Restate all the material verbatim, except for the pictures.
⁂
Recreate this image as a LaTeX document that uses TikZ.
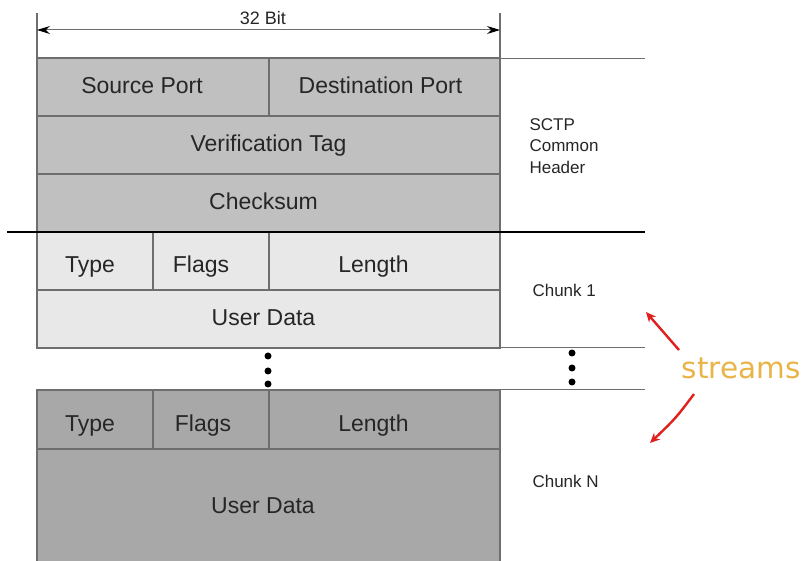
\documentclass[tikz,border=0pt]{standalone}
\usepackage{fontspec}
\setmainfont{Liberation Sans}
\newfontfamily\streamfont{DejaVu Sans}
\usetikzlibrary{arrows.meta}
\definecolor{hdrfill}{HTML}{C0C0C0}
\definecolor{cafill}{HTML}{E8E8E8}
\definecolor{cnfill}{HTML}{A8A8A8}
\definecolor{edge}{HTML}{6E6E6E}
\definecolor{streamorange}{HTML}{E9B447}
\definecolor{arrowred}{HTML}{E0201E}
\newcommand{\lft}[1]{\hspace*{#1pt}}
\begin{document}
\begin{tikzpicture}[x=1pt,y=-1pt,
  field/.style={draw=edge,line width=1.3pt,inner sep=0pt,outer sep=0pt,anchor=north west,
    font=\fontsize{23}{26}\selectfont,text=black!85,text height=18pt,text depth=4pt},
  lowfield/.style={field,text height=28pt},
  side/.style={font=\fontsize{17}{21.5}\selectfont,align=left,anchor=west,text=black!85},
  guide/.style={draw=edge,line width=1pt},
  dotmark/.style={circle,fill=black,inner sep=0pt,minimum size=7pt},
  redarrow/.style={draw=arrowred,line width=2.4pt,-{Stealth[length=10pt,width=9pt]}}]
\useasboundingbox (0,0) rectangle (804,561);
% 32 Bit dimension
\coordinate (dl) at (37,30);
\coordinate (dr) at (500,30);
\draw[edge,line width=1.2pt] (37,13) -- (37,58);
\draw[edge,line width=1.2pt] (500,13) -- (500,58);
\draw[edge,line width=1pt,{Stealth[length=13pt,width=8pt,black]}-{Stealth[length=13pt,width=8pt,black]}] (dl) -- (dr);
\node[font=\fontsize{18}{20}\selectfont,text=black!85] (bits) at (263,18) {32 Bit};
% common header
\node[field,fill=hdrfill,minimum width=232pt,minimum height=58pt] (sp) at (37,58) {Source Port\lft{22}};
\node[field,fill=hdrfill,minimum width=231pt,minimum height=58pt] (dp) at (269,58) {Destination Port\lft{8}};
\node[field,fill=hdrfill,minimum width=463pt,minimum height=58pt] (vt) at (37,116) {Verification Tag};
\node[field,fill=hdrfill,minimum width=463pt,minimum height=58pt] (cs) at (37,174) {Checksum\lft{10}};
% chunk 1
\node[lowfield,fill=cafill,minimum width=116pt,minimum height=58pt] (t1) at (37,232) {Type\lft{10}};
\node[lowfield,fill=cafill,minimum width=116pt,minimum height=58pt] (f1) at (153,232) {Flags\lft{20}};
\node[lowfield,fill=cafill,minimum width=231pt,minimum height=58pt] (l1) at (269,232) {Length\lft{22}};
\node[field,fill=cafill,minimum width=463pt,minimum height=58pt] (u1) at (37,290) {User Data\lft{10}};
% chunk N
\node[lowfield,fill=cnfill,minimum width=116pt,minimum height=59pt] (tn) at (37,390) {Type\lft{10}};
\node[lowfield,fill=cnfill,minimum width=116pt,minimum height=59pt] (fn) at (153,390) {Flags\lft{16}};
\node[lowfield,fill=cnfill,minimum width=231pt,minimum height=59pt] (ln) at (269,390) {Length\lft{22}};
\fill[cnfill] (37,449) rectangle (500,561);
\draw[edge,line width=1.3pt] (37,561) -- (37,449) -- (500,449) -- (500,561);
\node[font=\fontsize{23}{26}\selectfont,text=black!85,text height=18pt,text depth=4pt] (un) at (263,507) {User Data};
% guide lines
\coordinate (g1) at (645,58);
\coordinate (g2a) at (7,232);
\coordinate (g2b) at (645,232);
\coordinate (g3) at (645,348);
\coordinate (g4) at (645,390);
\draw[guide,line width=0.8pt] (dp.north east) -- (g1);
\draw[black,line width=1.6pt] (g2a) -- (g2b);
\draw[guide] (u1.south east) -- (g3);
\draw[guide] (ln.north east) -- (g4);
% dots
\node[dotmark] (d1) at (268,356) {};
\node[dotmark] (d2) at (268,371) {};
\node[dotmark] (d3) at (268,384) {};
\node[dotmark] (e1) at (572,353) {};
\node[dotmark] (e2) at (572,368) {};
\node[dotmark] (e3) at (572,382) {};
% side labels
\node[side] (hdr) at (526,146) {SCTP\\Common\\Header};
\node[side] (c1) at (529,290) {Chunk 1};
\node[side] (cn) at (529,481) {Chunk N};
% streams
\node[font=\streamfont\fontsize{29.5}{32}\selectfont,text=streamorange] (st) at (741,368) {streams};
\coordinate (a1) at (646,312);
\coordinate (a1t) at (679,350);
\coordinate (a2) at (650,443);
\coordinate (a2t) at (694,394);
\draw[redarrow] (a1t) .. controls (664,333) .. (a1);
\draw[redarrow] (a2t) .. controls (676,418) .. (a2);
\end{tikzpicture}
\end{document}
⁂
The completed task:
Recreate this image as a LaTeX document that uses TikZ.
\documentclass[tikz,border=0pt]{standalone}
\usepackage{fontspec}
\setmainfont{Liberation Sans}
\newfontfamily\streamfont{DejaVu Sans}
\usetikzlibrary{arrows.meta}
\definecolor{hdrfill}{HTML}{C0C0C0}
\definecolor{cafill}{HTML}{E8E8E8}
\definecolor{cnfill}{HTML}{A8A8A8}
\definecolor{edge}{HTML}{6E6E6E}
\definecolor{streamorange}{HTML}{E9B447}
\definecolor{arrowred}{HTML}{E0201E}
\newcommand{\lft}[1]{\hspace*{#1pt}}
\begin{document}
\begin{tikzpicture}[x=1pt,y=-1pt,
  field/.style={draw=edge,line width=1.3pt,inner sep=0pt,outer sep=0pt,anchor=north west,
    font=\fontsize{23}{26}\selectfont,text=black!85,text height=18pt,text depth=4pt},
  lowfield/.style={field,text height=28pt},
  side/.style={font=\fontsize{17}{21.5}\selectfont,align=left,anchor=west,text=black!85},
  guide/.style={draw=edge,line width=1pt},
  dotmark/.style={circle,fill=black,inner sep=0pt,minimum size=7pt},
  redarrow/.style={draw=arrowred,line width=2.4pt,-{Stealth[length=10pt,width=9pt]}}]
\useasboundingbox (0,0) rectangle (804,561);
% 32 Bit dimension
\coordinate (dl) at (37,30);
\coordinate (dr) at (500,30);
\draw[edge,line width=1.2pt] (37,13) -- (37,58);
\draw[edge,line width=1.2pt] (500,13) -- (500,58);
\draw[edge,line width=1pt,{Stealth[length=13pt,width=8pt,black]}-{Stealth[length=13pt,width=8pt,black]}] (dl) -- (dr);
\node[font=\fontsize{18}{20}\selectfont,text=black!85] (bits) at (263,18) {32 Bit};
% common header
\node[field,fill=hdrfill,minimum width=232pt,minimum height=58pt] (sp) at (37,58) {Source Port\lft{22}};
\node[field,fill=hdrfill,minimum width=231pt,minimum height=58pt] (dp) at (269,58) {Destination Port\lft{8}};
\node[field,fill=hdrfill,minimum width=463pt,minimum height=58pt] (vt) at (37,116) {Verification Tag};
\node[field,fill=hdrfill,minimum width=463pt,minimum height=58pt] (cs) at (37,174) {Checksum\lft{10}};
% chunk 1
\node[lowfield,fill=cafill,minimum width=116pt,minimum height=58pt] (t1) at (37,232) {Type\lft{10}};
\node[lowfield,fill=cafill,minimum width=116pt,minimum height=58pt] (f1) at (153,232) {Flags\lft{20}};
\node[lowfield,fill=cafill,minimum width=231pt,minimum height=58pt] (l1) at (269,232) {Length\lft{22}};
\node[field,fill=cafill,minimum width=463pt,minimum height=58pt] (u1) at (37,290) {User Data\lft{10}};
% chunk N
\node[lowfield,fill=cnfill,minimum width=116pt,minimum height=59pt] (tn) at (37,390) {Type\lft{10}};
\node[lowfield,fill=cnfill,minimum width=116pt,minimum height=59pt] (fn) at (153,390) {Flags\lft{16}};
\node[lowfield,fill=cnfill,minimum width=231pt,minimum height=59pt] (ln) at (269,390) {Length\lft{22}};
\fill[cnfill] (37,449) rectangle (500,561);
\draw[edge,line width=1.3pt] (37,561) -- (37,449) -- (500,449) -- (500,561);
\node[font=\fontsize{23}{26}\selectfont,text=black!85,text height=18pt,text depth=4pt] (un) at (263,507) {User Data};
% guide lines
\coordinate (g1) at (645,58);
\coordinate (g2a) at (7,232);
\coordinate (g2b) at (645,232);
\coordinate (g3) at (645,348);
\coordinate (g4) at (645,390);
\draw[guide,line width=0.8pt] (dp.north east) -- (g1);
\draw[black,line width=1.6pt] (g2a) -- (g2b);
\draw[guide] (u1.south east) -- (g3);
\draw[guide] (ln.north east) -- (g4);
% dots
\node[dotmark] (d1) at (268,356) {};
\node[dotmark] (d2) at (268,371) {};
\node[dotmark] (d3) at (268,384) {};
\node[dotmark] (e1) at (572,353) {};
\node[dotmark] (e2) at (572,368) {};
\node[dotmark] (e3) at (572,382) {};
% side labels
\node[side] (hdr) at (526,146) {SCTP\\Common\\Header};
\node[side] (c1) at (529,290) {Chunk 1};
\node[side] (cn) at (529,481) {Chunk N};
% streams
\node[font=\streamfont\fontsize{29.5}{32}\selectfont,text=streamorange] (st) at (741,368) {streams};
\coordinate (a1) at (646,312);
\coordinate (a1t) at (679,350);
\coordinate (a2) at (650,443);
\coordinate (a2t) at (694,394);
\draw[redarrow] (a1t) .. controls (664,333) .. (a1);
\draw[redarrow] (a2t) .. controls (676,418) .. (a2);
\end{tikzpicture}
\end{document}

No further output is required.